Syscall Already mitigated by Impact of blocking
io_uring_setup / io_uring_enter Nothing — real attack surface reduction Node.js falls back to epoll, RocksDB falls back to pread. tokio-uring (Rust) would fail, but standard tokio is unaffected
userfaultfd Kernel restricts unprivileged use since 5.11, but user-mode faults still allowed No HPC tools use it
kexec_load / kexec_file_load no_new_privs (requires CAP_SYS_BOOT) None — already ineffective without capabilities
ioctl(TIOCSTI) / ioctl(TIOCLINUX) Kernel CONFIG_LEGACY_TIOCSTI=n (6.2+) or dev.tty.legacy_tiocsti=0 — but only on opted-in hosts; LTS HPC kernels (5.4, 5.15) leave it open None — no legitimate workload simulates terminal input or pastes from the Linux console

Adding a seccomp filter to bwrap is reasonable and aligns with Docker's precedent.


Landlock Fallback

If neither bwrap nor firejail is available (e.g. Ubuntu 24.04+ without an AppArmor profile or firejail installed), the sandbox falls back to the Landlock backend.
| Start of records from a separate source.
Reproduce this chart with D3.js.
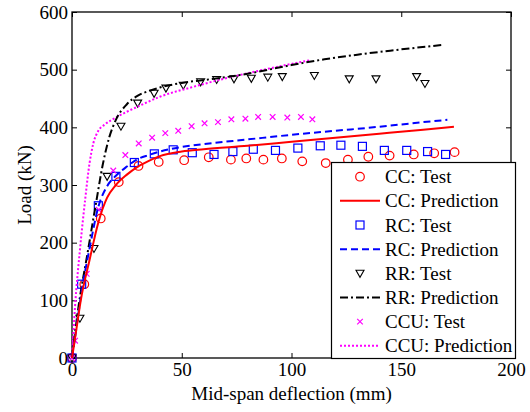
<!DOCTYPE html>
<html lang="en">
  <head>
    <meta charset="utf-8">
    <title>Load vs deflection</title>
    <style>
      body { margin: 0; background: #fff; }
      text { font-family: "Liberation Serif", "Times New Roman", serif; }
    </style>
  </head>
  <body>
    <div id="graph-div"></div>
    <script src="https://d3js.org/d3.v7.min.js"></script>
    <script>

    // test data  [deflection (mm), load (kN)]
    var ccTest = [[0,0],[5.6,128],[13.1,242],[21.3,305],[30.3,333],[39.5,340],[51.1,343],[62.3,348],[72.4,344],[79.4,346],
      [87.2,344],[95.6,346],[104.9,341],[115.6,338],[125.7,344],[135,349],[144.7,351],[155.7,353],[165,355],[174.3,357]];
    var rcTest = [[0,0],[4.4,128],[12,264],[20,315],[28.4,339],[37.5,354],[46.1,361],[54.8,356],[64.7,353],[73.3,358],
      [82.6,362],[92.7,360],[102.9,364],[113.1,368],[122.5,369],[132.3,367],[142.3,360],[152.5,360],[162,358],[170.2,353]];
    var rrTest = [[0,0],[3.6,69],[10,190],[16,315],[22.3,402],[29.9,442],[37.4,459],[42.8,468],[50.7,473],[58.6,479],
      [65.9,483],[73.8,484],[81.7,485],[89.2,487],[95.8,488],[110.4,490],[126.3,484],[138.5,484],[157,488],[160.8,476]];
    var ccuTest = [[0,0],[1.4,30],[6.7,146],[12.2,257],[18.8,325],[24.3,352],[30.4,372],[36.5,382],[42.5,390],[48.4,394],
      [54.5,402],[60.4,407],[66.5,409],[72.6,414],[79,415],[84.8,418],[91.4,418],[98.1,417],[104.3,418],[109.5,414]];

    // predictions
    var ccPred = [[0,0],[2,50],[4,100],[8,170],[12,235],[16,278],[20,300],[25,318],[30,332],[35,342],[40,350],[50,358],
      [60,362],[80,368],[100,375],[120,382],[140,389],[160,396],[174,401]];
    var rcPred = [[0,0],[2,52],[4,106],[8,190],[12,262],[16,298],[20,316],[25,332],[30,345],[35,352],[40,358],[50,366],
      [60,371],[80,379],[100,387],[120,394],[140,401],[160,409],[171,413]];
    var rrPred = [[0,0],[3,90],[7,180],[11,270],[14,335],[17,383],[20,413],[25,440],[30,455],[35,463],[40,469],[50,477],
      [60,482],[70,487],[80,493],[100,508],[115,518],[130,526],[145,533],[169,543]];
    var ccuPred = [[0,0],[1.4,90],[3.6,187],[6,275],[8,338],[9.7,372],[12,394],[15,405],[20,417],[25,427],[30,436],[40,453],
      [55,470],[70,485],[85,498],[100,510],[108,516]];

    var xTicks = [0, 50, 100, 150, 200];
    var yTicks = [0, 100, 200, 300, 400, 500, 600];

    var legendLabels = ["CC: Test", "CC: Prediction", "RC: Test", "RC: Prediction",
                        "RR: Test", "RR: Prediction", "CCU: Test", "CCU: Prediction"];

    var margin = {top: 12, right: 19, bottom: 54, left: 72},
        width = 530 - margin.left - margin.right,
        height = 412 - margin.top - margin.bottom;

    var svg = d3.select("#graph-div")
      .append("svg")
        .attr("width", 530)
        .attr("height", 412);

    var g = svg.append("g")
        .attr("transform", "translate(" + margin.left + "," + margin.top + ")");

    var x = d3.scaleLinear().domain([0, 200]).range([0, width]);
    var y = d3.scaleLinear().domain([0, 600]).range([height, 0]);

    // axes, ticks pointing inward
    function styleAxis(sel, labels) {
      sel.attr("font-family", "Liberation Serif").attr("font-size", 19);
      sel.select(".domain").remove();
      sel.selectAll(".tick line").attr("stroke", "#000");
      sel.selectAll(".tick text").attr("fill", "#000");
      if (!labels) sel.selectAll(".tick text").remove();
    }

    g.append("g")
        .attr("transform", "translate(0," + height + ")")
        .call(d3.axisBottom(x).tickValues(xTicks).tickSizeInner(-5).tickSizeOuter(0).tickPadding(5))
        .call(styleAxis, true);
    g.append("g")
        .call(d3.axisTop(x).tickValues(xTicks).tickSizeInner(-5).tickSizeOuter(0))
        .call(styleAxis, false);
    g.append("g")
        .call(d3.axisLeft(y).tickValues(yTicks).tickSizeInner(-5).tickSizeOuter(0).tickPadding(4))
        .call(styleAxis, true);
    g.append("g")
        .attr("transform", "translate(" + width + ",0)")
        .call(d3.axisRight(y).tickValues(yTicks).tickSizeInner(-5).tickSizeOuter(0))
        .call(styleAxis, false);

    g.append("rect")
        .attr("width", width)
        .attr("height", height)
        .attr("fill", "none")
        .attr("stroke", "#000")
        .attr("stroke-width", 1.3);

    // axis titles
    svg.append("text")
        .attr("x", margin.left + width / 2)
        .attr("y", 400)
        .attr("text-anchor", "middle")
        .style("font-size", "19px")
        .text("Mid-span deflection (mm)");
    svg.append("text")
        .attr("transform", "translate(31," + (margin.top + height / 2) + ") rotate(-90)")
        .attr("text-anchor", "middle")
        .style("font-size", "19px")
        .text("Load (kN)");

    var line = d3.line()
        .x(function(d) { return x(d[0]); })
        .y(function(d) { return y(d[1]); })
        .curve(d3.curveMonotoneX);

    var lineStyles = [
      {data: ccuPred, color: "#ff00ff", dash: "2,2"},
      {data: rrPred, color: "#000000", dash: "8,3,2,3"},
      {data: rcPred, color: "#0000ff", dash: "7,4"},
      {data: ccPred, color: "#ff0000", dash: null}
    ];

    // marker drawing helper
    function drawMarker(sel, kind, color) {
      if (kind == "circle") {
        sel.append("circle").attr("r", 4.3)
          .attr("fill", "none").attr("stroke", color).attr("stroke-width", 1.2);
      } else if (kind == "square") {
        sel.append("rect").attr("x", -4).attr("y", -4).attr("width", 8).attr("height", 8)
          .attr("fill", "none").attr("stroke", color).attr("stroke-width", 1.2);
      } else if (kind == "tri") {
        sel.append("path").attr("d", "M-4,-3L4,-3L0,4Z")
          .attr("fill", "none").attr("stroke", color).attr("stroke-width", 1.1);
      } else {
        sel.append("path").attr("d", "M-2.8,-2.8L2.8,2.8M-2.8,2.8L2.8,-2.8")
          .attr("fill", "none").attr("stroke", color).attr("stroke-width", 1.2);
      }
    }

    var markerSets = [
      {data: ccTest, kind: "circle", color: "#ff0000"},
      {data: rcTest, kind: "square", color: "#0000ff"},
      {data: rrTest, kind: "tri", color: "#000000"},
      {data: ccuTest, kind: "x", color: "#ff00ff"}
    ];

    markerSets.forEach(function(s) {
      g.selectAll(null)
        .data(s.data)
        .enter()
        .append("g")
          .attr("transform", function(d) { return "translate(" + x(d[0]) + "," + y(d[1]) + ")"; })
          .each(function() { drawMarker(d3.select(this), s.kind, s.color); });
    });

    lineStyles.forEach(function(s) {
      g.append("path")
        .datum(s.data)
        .attr("d", line)
        .attr("fill", "none")
        .attr("stroke", s.color)
        .attr("stroke-width", 2)
        .attr("stroke-dasharray", s.dash);
    });

    // legend
    var legend = svg.append("g");
    legend.append("rect")
        .attr("x", 331.5).attr("y", 162.5)
        .attr("width", 184).attr("height", 196)
        .attr("fill", "#fff").attr("stroke", "#000").attr("stroke-width", 1.2);

    var legendItems = [
      {type: "m", kind: "circle", color: "#ff0000"},
      {type: "l", color: "#ff0000", dash: null},
      {type: "m", kind: "square", color: "#0000ff"},
      {type: "l", color: "#0000ff", dash: "7,4"},
      {type: "m", kind: "tri", color: "#000000"},
      {type: "l", color: "#000000", dash: "8,3,2,3"},
      {type: "m", kind: "x", color: "#ff00ff"},
      {type: "l", color: "#ff00ff", dash: "2,2"}
    ];

    legendItems.forEach(function(item, i) {
      var row = legend.append("g").attr("transform", "translate(0," + (176.7 + i * 24.15) + ")");
      if (item.type == "m") {
        var m = row.append("g").attr("transform", "translate(360,0)");
        drawMarker(m, item.kind, item.color);
      } else {
        row.append("line")
          .attr("x1", 340).attr("x2", 380)
          .attr("stroke", item.color).attr("stroke-width", 2)
          .attr("stroke-dasharray", item.dash);
      }
      row.append("text")
        .attr("x", 385)
        .attr("y", 6.5)
        .style("font-size", "19px")
        .text(legendLabels[i]);
    });

    </script>
  </body>
</html>
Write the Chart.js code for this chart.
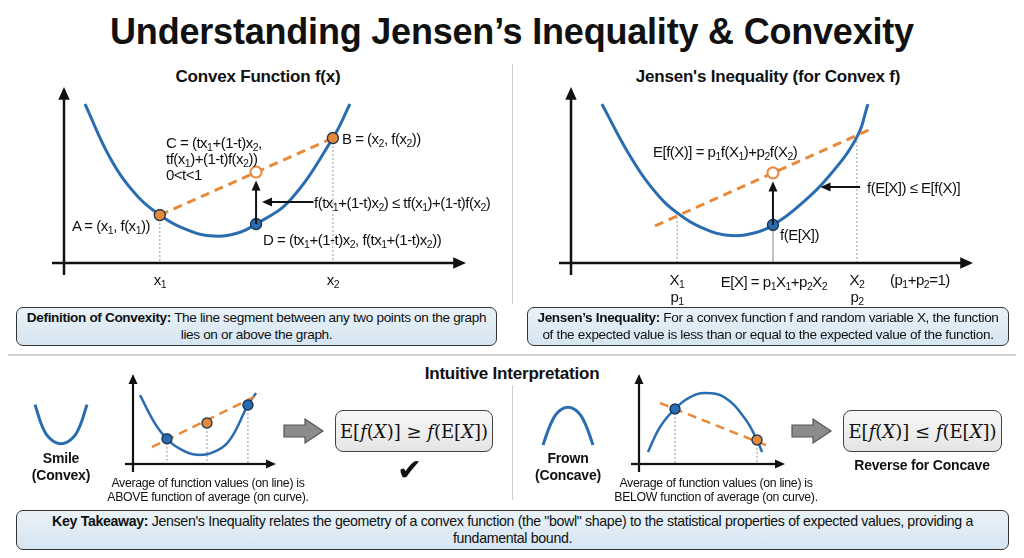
<!DOCTYPE html>
<html><head><meta charset="utf-8">
<script src="https://cdn.jsdelivr.net/npm/chart.js@4"></script>
<style>
body{margin:0;width:1024px;height:558px;background:#fff;position:relative;overflow:hidden;font-family:"Liberation Sans",Arial,sans-serif;color:#111}
.t{position:absolute;white-space:nowrap;line-height:1;letter-spacing:-0.2px}
.c{transform:translateX(-50%);text-align:center}
.m{transform:translateY(-50%)}
canvas{position:absolute}
.box{position:absolute;border:1.5px solid #333;border-radius:7px;background:linear-gradient(#eaf2f8,#d5e5f1);font-size:13.6px;letter-spacing:-0.35px;text-align:center;line-height:1.2;box-sizing:border-box;display:flex;align-items:center;justify-content:center;white-space:nowrap}
.fbox{position:absolute;border:1.5px solid #444;border-radius:8px;background:linear-gradient(#f8f8f8,#e4e4e4);font-family:"DejaVu Serif","Liberation Serif",serif;font-size:18px;display:flex;align-items:center;justify-content:center;box-sizing:border-box;white-space:pre}
.ln{position:absolute;background:#cfcfcf}
sub{font-size:70%;vertical-align:-3px;line-height:0}
.lb{font-size:15px;letter-spacing:-0.5px}
</style></head><body>
<div class="t c" style="left:512px;top:14px;font-size:36px;font-weight:bold;letter-spacing:-0.2px">Understanding Jensen’s Inequality &amp; Convexity</div>
<div class="t c" style="left:258px;top:68px;font-size:17px;font-weight:bold">Convex Function f(x)</div>
<div class="t c" style="left:768px;top:68px;font-size:17px;font-weight:bold">Jensen's Inequality (for Convex f)</div>
<div class="ln" style="left:512px;top:64px;width:1px;height:240px"></div>
<div class="ln" style="left:8px;top:354px;width:1008px;height:2px"></div>
<div class="ln" style="left:512px;top:385px;width:1px;height:115px"></div>
<div class="t c" style="left:512px;top:365px;font-size:17px;font-weight:bold">Intuitive Interpretation</div>

<canvas id="c1" width="436" height="210"></canvas><canvas id="c2" width="436" height="210"></canvas>
<canvas id="c3" width="165" height="112"></canvas><canvas id="c4" width="168" height="112"></canvas>
<canvas id="c5" width="64" height="58"></canvas><canvas id="c6" width="62" height="53"></canvas>

<div class="t lb" style="left:166px;top:135px;line-height:16px">C = (tx<sub>1</sub>+(1-t)x<sub>2</sub>,<br>tf(x<sub>1</sub>)+(1-t)f(x<sub>2</sub>))<br>0&lt;t&lt;1</div>
<div class="t m lb" style="left:342px;top:138px">B = (x<sub>2</sub>, f(x<sub>2</sub>))</div>
<div class="t m lb" style="left:72px;top:225px">A = (x<sub>1</sub>, f(x<sub>1</sub>))</div>
<div class="t m lb" style="left:263px;top:239px">D = (tx<sub>1</sub>+(1-t)x<sub>2</sub>, f(tx<sub>1</sub>+(1-t)x<sub>2</sub>))</div>
<div class="t m lb" style="left:314px;top:202px">f(tx<sub>1</sub>+(1-t)x<sub>2</sub>) ≤ tf(x<sub>1</sub>)+(1-t)f(x<sub>2</sub>)</div>
<div class="t c lb" style="left:160px;top:272px">x<sub>1</sub></div>
<div class="t c lb" style="left:333px;top:272px">x<sub>2</sub></div>
<div class="t m lb" style="left:653px;top:151px">E[f(X)] = p<sub>1</sub>f(X<sub>1</sub>)+p<sub>2</sub>f(X<sub>2</sub>)</div>
<div class="t m lb" style="left:867px;top:187px">f(E[X]) ≤ E[f(X)]</div>
<div class="t m lb" style="left:780px;top:234px">f(E[X])</div>
<div class="t c lb" style="left:677px;top:271px;line-height:17px">X<sub>1</sub><br>p<sub>1</sub></div>
<div class="t c lb" style="left:774px;top:274px">E[X] = p<sub>1</sub>X<sub>1</sub>+p<sub>2</sub>X<sub>2</sub></div>
<div class="t c lb" style="left:857px;top:271px;line-height:17px">X<sub>2</sub><br>p<sub>2</sub></div>
<div class="t lb" style="left:890px;top:272px">(p<sub>1</sub>+p<sub>2</sub>=1)</div>

<div class="box" style="left:16px;top:307px;width:481px;height:39px"><div><b>Definition of Convexity:</b> The line segment between any two points on the graph<br>lies on or above the graph.</div></div>
<div class="box" style="left:527px;top:307px;width:482px;height:39px"><div><b>Jensen’s Inequality:</b> For a convex function f and random variable X, the function<br>of the expected value is less than or equal to the expected value of the function.</div></div>

<div class="t c" style="left:61px;top:450px;font-size:14px;font-weight:bold;line-height:17px">Smile<br>(Convex)</div>
<div class="t c" style="left:568px;top:450px;font-size:14px;font-weight:bold;line-height:17px">Frown<br>(Concave)</div>
<div class="t c" style="left:208px;top:476px;font-size:12.3px;line-height:14px;letter-spacing:-0.3px">Average of function values (on line) is<br>ABOVE function of average (on curve).</div>
<div class="t c" style="left:716px;top:476px;font-size:12.3px;line-height:14px;letter-spacing:-0.3px">Average of function values (on line) is<br>BELOW function of average (on curve).</div>
<div class="fbox" style="left:335px;top:410px;width:158px;height:42px">E[<i>f</i>(<i>X</i>)] ≥ <i>f</i>(E[<i>X</i>])</div>
<div class="fbox" style="left:843px;top:410px;width:159px;height:42px">E[<i>f</i>(<i>X</i>)] ≤ <i>f</i>(E[<i>X</i>])</div>
<div class="t c" style="left:409px;top:455px;font-size:30px">✔</div>
<div class="t c" style="left:922px;top:458px;font-size:14px;font-weight:bold">Reverse for Concave</div>
<svg style="position:absolute;left:283px;top:418px" width="42" height="26"><polygon points="1,7 22,7 22,1 40,13 22,25 22,19 1,19" fill="#8c8c8c" stroke="#555" stroke-width="1.2"/></svg>
<svg style="position:absolute;left:791px;top:418px" width="42" height="26"><polygon points="1,7 22,7 22,1 40,13 22,25 22,19 1,19" fill="#8c8c8c" stroke="#555" stroke-width="1.2"/></svg>
<div class="box" style="left:16px;top:510px;width:993px;height:40px;font-size:14.2px"><div><b>Key Takeaway:</b> Jensen's Inequality relates the geometry of a convex function (the "bowl" shape) to the statistical properties of expected values, providing a<br>fundamental bound.</div></div>

<script>
const BLUE='#2a6cb0', ORANGE='#e8893a';
const curve1X=[0.53,1.16,1.79,2.42,3.06,3.69,4.32,4.85,5.71,6.79,7.22];
const curve1Y=[9.35,6.2,4.1,2.82,2.0,1.6,1.72,2.29,3.7,7.35,9.35];
const chord1X=[2.42,6.79], chord1Y=[2.82,7.35];
const pointC=[4.85,5.35], pointD=[4.85,2.29];
const curve2X=[0.78,1.49,2.12,2.68,3.38,4.02,4.65,5.1,5.78,6.54,7.22,7.5];
const curve2Y=[9.35,6.3,4.2,2.95,2.0,1.62,1.78,2.24,3.41,5.18,7.41,9.35];
const chord2X=[2.12,7.63], chord2Y=[2.18,7.94];
const pointEf=[5.1,5.3], pointfE=[5.1,2.24];
const X1X2=[2.68,7.22], X1X2Y=[2.95,7.41];
const curve3X=[0.51,1.61,2.48,3.43,4.67,5.99,7.08,8.39,8.98];
const curve3Y=[8.21,4.8,3.0,1.8,1.1,1.5,2.9,7.02,8.45];
const chord3X=[1.39,9.27], chord3Y=[2.02,8.33];
const blue3X=[2.48,8.39], blue3Y=[3.0,7.02], orange3=[5.4,4.88];
const curve4X=[0.64,1.5,2.57,3.64,4.71,6.14,7.57,8.43,8.79];
const curve4Y=[1.43,4.4,6.55,7.95,8.45,7.9,5.4,2.86,1.43];
const chord4X=[1.5,9.21], chord4Y=[7.26,2.14];
const blue4=[2.57,6.55], orange4=[8.43,2.86];
const smileX=[0,1.5,3,5,7,8.5,10], smileY=[9,4,1.5,0.5,1.5,4,9];
const frownX=[0,1.5,3,5,7,8.5,10], frownY=[0,5,8,9.2,8,5,0];

const zip=(xs,ys)=>xs.map((x,i)=>({x,y:ys[i]}));
const curve=(xs,ys,w)=>({data:zip(xs,ys),borderColor:BLUE,borderWidth:w||3,pointRadius:0,showLine:true,tension:0.4,fill:false});
const chord=(xs,ys,w)=>({data:zip(xs,ys),borderColor:ORANGE,borderWidth:w||3,borderDash:[9,6],pointRadius:0,showLine:true});
const dot=(pts,fill,r)=>({data:pts.map(p=>({x:p[0],y:p[1]})),showLine:false,pointRadius:r||5.5,pointBackgroundColor:fill,pointBorderColor:fill==='#fff'?ORANGE:'#1b3552',pointBorderWidth:fill==='#fff'?2:1.3});

const deco={id:'deco',
 beforeDatasetsDraw(ch,a,o){
  const c=ch.ctx,xs=ch.scales.x,ys=ch.scales.y;
  const X=v=>xs.getPixelForValue(v),Y=v=>ys.getPixelForValue(v);
  c.save();
  (o.vlines||[]).forEach(v=>{c.strokeStyle=v[3]||'#999';c.lineWidth=1;c.setLineDash(v[2]?[]:[2,2]);c.beginPath();c.moveTo(X(v[0]),Y(v[1]));c.lineTo(X(v[0]),Y(0));c.stroke();});
  c.restore();
 },
 afterDatasetsDraw(ch,a,o){
  const c=ch.ctx,xs=ch.scales.x,ys=ch.scales.y,ca=ch.chartArea;
  const X=v=>xs.getPixelForValue(v),Y=v=>ys.getPixelForValue(v);
  c.save();
  const head=(x1,y1,x2,y2,s)=>{const an=Math.atan2(y2-y1,x2-x1);c.beginPath();c.moveTo(x2,y2);c.lineTo(x2-s*Math.cos(an-0.42),y2-s*Math.sin(an-0.42));c.lineTo(x2-s*Math.cos(an+0.42),y2-s*Math.sin(an+0.42));c.closePath();c.fill();};
  c.strokeStyle='#111';c.fillStyle='#111';
  if(o.axes){const e=o.axes;c.lineWidth=e.w||2.5;
    c.beginPath();c.moveTo(ca.left,ca.bottom+e.ext);c.lineTo(ca.left,ca.top+4);c.stroke();head(ca.left,ca.bottom,ca.left,ca.top-6,e.h);
    c.beginPath();c.moveTo(ca.left-e.ext,ca.bottom);c.lineTo(ca.right-4,ca.bottom);c.stroke();head(ca.left,ca.bottom,ca.right+6,ca.bottom,e.h);}
  (o.arrows||[]).forEach(r=>{const x1=X(r[0]),y1=Y(r[1]),x2=X(r[2]),y2=Y(r[3]);c.lineWidth=2;c.beginPath();c.moveTo(x1,y1);c.lineTo(x2-(x2-x1)*0.05,y2-(y2-y1)*0.05);c.stroke();head(x1,y1,x2,y2,11);});
  c.restore();
 }};
function mk(id,L,T,R,B,P,datasets,deco_o){
  const cv=document.getElementById(id);
  cv.style.left=(L-P)+'px';cv.style.top=(T-P)+'px';
  datasets.forEach(d=>d.clip=false);
  new Chart(cv,{type:'scatter',data:{datasets},plugins:[deco],options:{responsive:false,animation:false,devicePixelRatio:2,
    layout:{padding:P},plugins:{legend:{display:false},tooltip:{enabled:false},deco:deco_o},
    scales:{x:{display:false,min:0,max:10},y:{display:false,min:0,max:10}}}});
}
mk('c1',64,93,460,263,20,[
  dot([pointC],'#fff',5.5),dot([[chord1X[0],chord1Y[0]],[chord1X[1],chord1Y[1]]],ORANGE,5.5),dot([pointD],BLUE,5.5),
  chord(chord1X,chord1Y),curve(curve1X,curve1Y)],
  {axes:{ext:12,h:14},vlines:[[chord1X[0],chord1Y[0]],[chord1X[1],chord1Y[1]]],
   arrows:[[pointD[0],pointD[1],pointC[0],pointC[1]-0.5],[6.3,3.59,5.0,3.59]]});
mk('c2',571,93,967,263,20,[
  dot([pointEf],'#fff',5.5),dot([pointfE],BLUE,5.5),
  chord(chord2X,chord2Y),curve(curve2X,curve2Y)],
  {axes:{ext:12,h:14},vlines:[[X1X2[0],X1X2Y[0]],[X1X2[1],X1X2Y[1]],[pointfE[0],pointfE[1],true,'#888']],
   arrows:[[pointfE[0],pointfE[1],pointEf[0],pointEf[1]-0.5],[7.3,4.47,6.3,4.47]]});
mk('c3',133,380,270,464,14,[
  dot([[blue3X[0],blue3Y[0]],[blue3X[1],blue3Y[1]]],BLUE,5),dot([orange3],ORANGE,5),
  chord(chord3X,chord3Y,2.5),curve(curve3X,curve3Y,2.5)],
  {axes:{ext:8,h:11,w:2.2},vlines:[[blue3X[0],blue3Y[0]],[orange3[0],orange3[1]],[blue3X[1],blue3Y[1]]]});
mk('c4',639,380,779,464,14,[
  dot([blue4],BLUE,5),dot([orange4],ORANGE,5),
  chord(chord4X,chord4Y,2.5),curve(curve4X,curve4Y,2.5)],
  {axes:{ext:8,h:11,w:2.2},vlines:[[blue4[0],blue4[1]],[orange4[0],orange4[1]]]});
mk('c5',35,400,87,446,6,[curve(smileX,smileY,3)],{});
mk('c6',543,404,593,445,6,[curve(frownX,frownY,3)],{});
</script>
</body></html>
Landlock provides kernel-enforced filesystem isolation but lacks the mount namespace that bwrap and firejail use for stronger containment.

Gaps compared to bwrap/firejail

Gap Impact
No mount namespace Blocked paths return EACCES instead of ENOENT; no file overlays (passwd filtering, Slurm binary relocation)
No PID namespace Host processes visible via /proc; agent can read /proc/PID/environ of same-UID processes
No /tmp isolation Shared host /tmp — cross-session data leakage possible
No sandbox self-protection In user-only install, scripts writable under ~/.config/agent-sandbox/. Admin install avoids this — scripts are root-owned, ~/.config/agent-sandbox/ contains only user data.
Unix socket connect() not blocked systemd-run --user escape viable (see below)
User enumeration (LDAP) Cannot overlay /etc/passwd or block NSS sockets

Disable systemd user instances

Landlock cannot block Unix domain socket connect() (not available in any Landlock ABI version as of kernel 6.11). A sandboxed process can connect to /run/user/<UID>/systemd/private and use systemd-run --user to execute commands outside the sandbox. Both bwrap and firejail are unaffected — they replace /run with a tmpfs.

What is affected by disabling: gpg-agent socket activation (users doing GPG signing would need to start gpg-agent --daemon manually) and systemctl --user commands.

# Option A: Mask the user@ template service (recommended)
systemctl mask user@.service

# Option B: Limit via logind
# /etc/systemd/logind.conf.d/no-user-sessions.conf
[Login]
UserTasksMax=0
KillUserProcesses=yes

Option A prevents the user systemd instance from starting at all. Verify with systemd-run --user -- id (should fail with "Failed to connect to bus").